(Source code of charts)
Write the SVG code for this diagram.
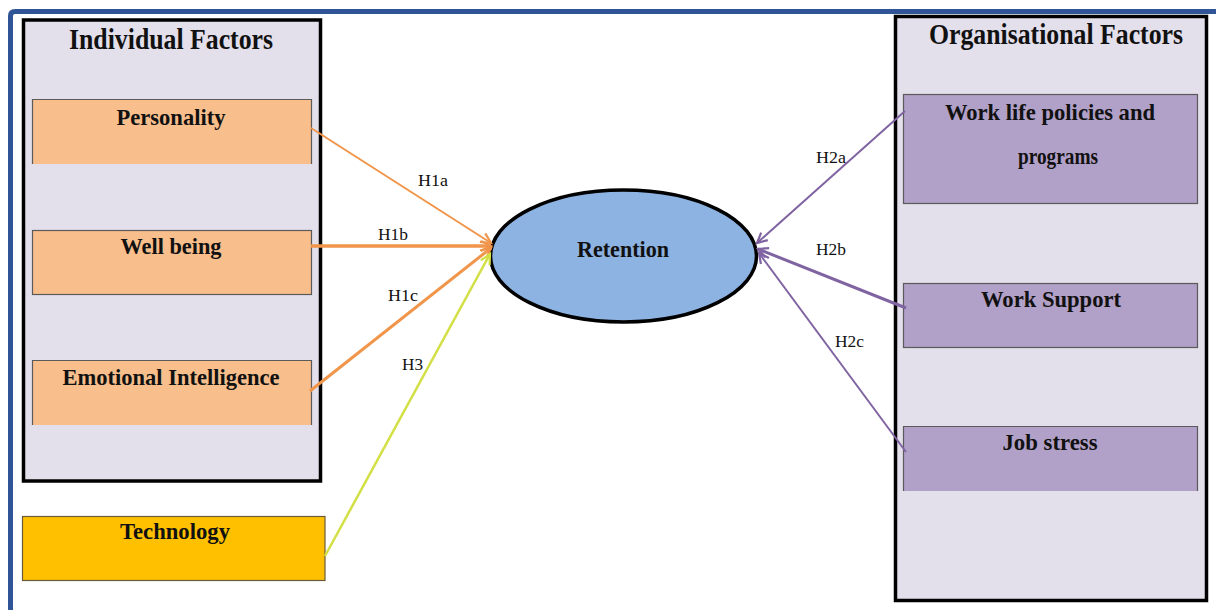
<svg xmlns="http://www.w3.org/2000/svg" width="1216" height="610" viewBox="0 0 1216 610">
  <style>
    .title { font-family: "Liberation Serif", "Times New Roman", serif; font-weight: bold; font-size: 29px; fill: #111; }
    .lbl { font-family: "Liberation Serif", "Times New Roman", serif; font-weight: bold; font-size: 24px; fill: #111; }
    .hyp { font-family: "Liberation Serif", "Times New Roman", serif; font-size: 17px; fill: #111; }
    .group { fill: #e3dfeb; stroke: #000; stroke-width: 3.5; }
    .ind { fill: #f8be8c; }
    .org { fill: #b1a0c7; }
    .edge { fill: none; stroke: #5a5a5a; stroke-width: 1.2; }
    .c-or { fill: none; stroke: #f0954a; }
    .c-pu { fill: none; stroke: #8064a2; }
    .c-ye { fill: none; stroke: #d3e045; }
  </style>
  <defs>
    <marker id="ah-or" markerUnits="userSpaceOnUse" markerWidth="14" markerHeight="14" refX="11" refY="6" orient="auto">
      <path d="M1,1 L11,6 L1,11" fill="none" stroke="#f0954a" stroke-width="2.2"/>
    </marker>
    <marker id="ah-pu" markerUnits="userSpaceOnUse" markerWidth="14" markerHeight="14" refX="11" refY="6" orient="auto">
      <path d="M1,1 L11,6 L1,11" fill="none" stroke="#8064a2" stroke-width="2.2"/>
    </marker>
    <marker id="ah-ye" markerUnits="userSpaceOnUse" markerWidth="14" markerHeight="14" refX="11" refY="6" orient="auto">
      <path d="M1,1 L11,6 L1,11" fill="none" stroke="#d3e045" stroke-width="2.2"/>
    </marker>
  </defs>

  <rect x="0" y="0" width="1216" height="610" fill="#ffffff"/>
  <path d="M10.5 610 V16 Q10.5 11.5 15 11.5 H1216" fill="none" stroke="#2f5597" stroke-width="5"/>

  <g id="individual-factors">
    <rect class="group" x="23.5" y="20" width="297" height="461"/>
    <text class="title" x="171" y="49" text-anchor="middle" textLength="204" lengthAdjust="spacingAndGlyphs">Individual Factors</text>
  </g>

  <g id="personality">
    <rect class="ind" x="32" y="99" width="280" height="65"/>
    <path class="edge" d="M32.5 164 V99.5 H311.5 V164"/>
    <text class="lbl" x="171" y="125" text-anchor="middle" textLength="109" lengthAdjust="spacingAndGlyphs">Personality</text>
  </g>

  <g id="well-being">
    <rect class="ind" x="32" y="230" width="280" height="65"/>
    <rect class="edge" x="32.5" y="230.5" width="279" height="64"/>
    <text class="lbl" x="171" y="254" text-anchor="middle" textLength="101" lengthAdjust="spacingAndGlyphs">Well being</text>
  </g>

  <g id="emotional-intelligence">
    <rect class="ind" x="32" y="360" width="280" height="65"/>
    <path class="edge" d="M32.5 425 V360.5 H311.5 V425"/>
    <text class="lbl" x="171" y="385" text-anchor="middle" textLength="217" lengthAdjust="spacingAndGlyphs">Emotional Intelligence</text>
  </g>

  <g id="technology">
    <rect x="22.5" y="516.5" width="302.5" height="64" fill="#ffc000" stroke="#6b5a3a" stroke-width="1.2"/>
    <text class="lbl" x="175" y="539" text-anchor="middle" textLength="110" lengthAdjust="spacingAndGlyphs">Technology</text>
  </g>

  <g id="organisational-factors">
    <rect class="group" x="895.5" y="16.5" width="311" height="584"/>
    <text class="title" x="1056" y="44" text-anchor="middle" textLength="254" lengthAdjust="spacingAndGlyphs">Organisational Factors</text>
  </g>

  <g id="work-life-policies">
    <rect class="org" x="903" y="94" width="295" height="110"/>
    <rect class="edge" x="903.5" y="94.5" width="294" height="109"/>
    <text class="lbl" x="1050" y="120" text-anchor="middle" textLength="210" lengthAdjust="spacingAndGlyphs">Work life policies and</text>
    <text class="lbl" x="1058" y="164" text-anchor="middle" textLength="80" lengthAdjust="spacingAndGlyphs">programs</text>
  </g>

  <g id="work-support">
    <rect class="org" x="903" y="283" width="295" height="65"/>
    <rect class="edge" x="903.5" y="283.5" width="294" height="64"/>
    <text class="lbl" x="1051" y="307" text-anchor="middle" textLength="140" lengthAdjust="spacingAndGlyphs">Work Support</text>
  </g>

  <g id="job-stress">
    <rect class="org" x="903" y="426" width="295" height="65"/>
    <path class="edge" d="M903.5 491 V426.5 H1197.5 V491"/>
    <text class="lbl" x="1050" y="450" text-anchor="middle" textLength="95" lengthAdjust="spacingAndGlyphs">Job stress</text>
  </g>

  <g id="retention">
    <ellipse cx="623.5" cy="256" rx="133" ry="66" fill="#8db3e2" stroke="#000" stroke-width="3.5"/>
    <text class="lbl" x="623" y="257" text-anchor="middle" textLength="92" lengthAdjust="spacingAndGlyphs">Retention</text>
  </g>

  <g id="connectors">
    <line class="c-or" x1="311" y1="128" x2="491" y2="243" stroke-width="2" marker-end="url(#ah-or)"/>
    <line class="c-or" x1="311" y1="246" x2="491" y2="246" stroke-width="3.5" marker-end="url(#ah-or)"/>
    <line class="c-or" x1="310" y1="391" x2="491" y2="248" stroke-width="3" marker-end="url(#ah-or)"/>
    <line class="c-ye" x1="325" y1="556" x2="490" y2="254" stroke-width="2.5" marker-end="url(#ah-ye)"/>
    <line class="c-pu" x1="905" y1="111" x2="757" y2="243" stroke-width="2" marker-end="url(#ah-pu)"/>
    <line class="c-pu" x1="906" y1="308" x2="758" y2="249" stroke-width="3" marker-end="url(#ah-pu)"/>
    <line class="c-pu" x1="906" y1="452" x2="759" y2="253" stroke-width="2" marker-end="url(#ah-pu)"/>

    <text class="hyp" x="418" y="186" textLength="30" lengthAdjust="spacingAndGlyphs">H1a</text>
    <text class="hyp" x="378" y="240" textLength="30" lengthAdjust="spacingAndGlyphs">H1b</text>
    <text class="hyp" x="388" y="301" textLength="30" lengthAdjust="spacingAndGlyphs">H1c</text>
    <text class="hyp" x="402" y="370" textLength="21" lengthAdjust="spacingAndGlyphs">H3</text>
    <text class="hyp" x="816" y="163" textLength="30" lengthAdjust="spacingAndGlyphs">H2a</text>
    <text class="hyp" x="816" y="255" textLength="30" lengthAdjust="spacingAndGlyphs">H2b</text>
    <text class="hyp" x="835" y="347" textLength="29" lengthAdjust="spacingAndGlyphs">H2c</text>
  </g>
</svg>
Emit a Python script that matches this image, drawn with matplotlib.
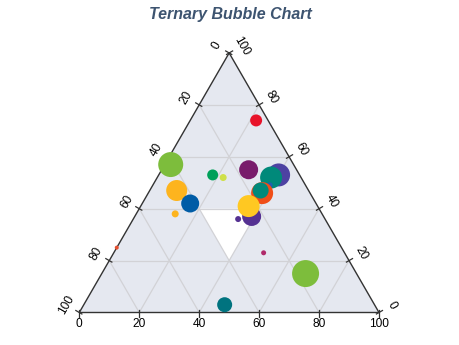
import numpy as np
import matplotlib
matplotlib.use("Agg")
import matplotlib.pyplot as plt

plt.rcParams['font.family'] = ['Liberation Sans', 'DejaVu Sans']

# ternary components: a = top, b = bottom-left, c = bottom-right (sum 100)
a_vals = [57, 47, 42, 38, 53, 52, 55, 53, 52, 49, 46, 47, 37, 41, 36, 74, 25, 23, 15, 3]
b_vals = [41, 44, 42, 49, 29, 26, 16, 7, 10, 12, 16, 16, 24, 23, 29, 4, 75, 27, 17, 50]
c_vals = [2, 9, 16, 13, 18, 22, 29, 40, 38, 39, 38, 37, 39, 36, 35, 22, 0, 50, 68, 47]
weights = [25, 21, 18, 7, 11, 7, 19, 23, 22, 6, 22, 16, 19, 22, 6, 12, 4, 5, 27, 15]
colors = ['#7dbd3c', '#fdb41e', '#005ca6', '#fdb41e', '#00a05a', '#cfe04a', '#781b6b',
          '#4d42a2', '#00897a', '#1f5fb0', '#f04e18', '#00897a', '#553192', '#ffc822',
          '#553192', '#e8132a', '#e55030', '#b02a6a', '#7dbd3c', '#00737f']

ticks = [0, 20, 40, 60, 80, 100]

SQ = np.sqrt(3) / 2
PX = 299.7  # pixels per unit


def tern(a, b, c):
    a = np.asarray(a, float) / 100
    c = np.asarray(c, float) / 100
    return c + a / 2, a * SQ


fig = plt.figure(figsize=(4.6, 3.45), dpi=100)
ax = fig.add_axes([0, 0, 1, 1])
ax.set_xlim(-79.3 / PX, (460 - 79.3) / PX)
ax.set_ylim(-(345 - 312.5) / PX, 312.5 / PX)
ax.axis('off')

# background
tx, ty = tern([100, 0, 0], [0, 100, 0], [0, 0, 100])
ax.fill(tx, ty, color='#e5e8f0', zorder=0, lw=0)
wx, wy = tern([40, 40, 20], [40, 20, 40], [20, 40, 40])
ax.fill(wx, wy, color='white', zorder=0.5, lw=0)

# grid
for k in [20, 40, 60, 80]:
    for p, q in [((k, 100 - k, 0), (k, 0, 100 - k)),
                 ((100 - k, k, 0), (0, k, 100 - k)),
                 ((100 - k, 0, k), (0, 100 - k, k))]:
        gx, gy = tern([p[0], q[0]], [p[1], q[1]], [p[2], q[2]])
        ax.plot(gx, gy, color='#d2d2d6', lw=0.9, zorder=1)

# edges
ax.plot(list(tx) + [tx[0]], list(ty) + [ty[0]], color='#333333', lw=1.0, zorder=2)

# ticks and labels
c30 = np.cos(np.pi / 6)
sides = [
    # bottom: c values
    (lambda v: tern(0, 100 - v, v), (0.0, -1.0), 0, 11.5),
    # left: b values
    (lambda v: tern(100 - v, v, 0), (-c30, 0.5), 60, 14.5),
    # right: a values
    (lambda v: tern(v, 0, 100 - v), (c30, 0.5), -60, 14.5),
]
for pos, (dx, dy), rot, off in sides:
    for v in ticks:
        x, y = pos(v)
        ax.plot([x - dx * 3 / PX, x + dx * 4 / PX], [y - dy * 3 / PX, y + dy * 4 / PX],
                color='#333333', lw=0.9, zorder=2)
        ax.text(x + dx * off / PX, y + dy * off / PX, str(v), rotation=rot,
                ha='center', va='center', fontsize=8.6, color='black',
                rotation_mode='anchor')

# bubbles
bx, by = tern(a_vals, b_vals, c_vals)
sizes = (np.array(weights) * 0.72) ** 2
ax.scatter(bx, by, s=sizes, c=colors, edgecolors='none', zorder=3)

fig.text(0.5, 1 - 15 / 345, 'Ternary Bubble Chart', ha='center', va='center',
         fontsize=11.5, fontweight='bold', fontstyle='italic', color='#3d5470')

fig.savefig('out.png', dpi=100)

▶ **EXERCISE PROMPT**:
Extract every line of the records above that contains the word "matplotlib".

▶ **CORRECT OUTPUT**:
Emit a Python script that matches this image, drawn with matplotlib.
import matplotlib
matplotlib.use("Agg")
import matplotlib.pyplot as plt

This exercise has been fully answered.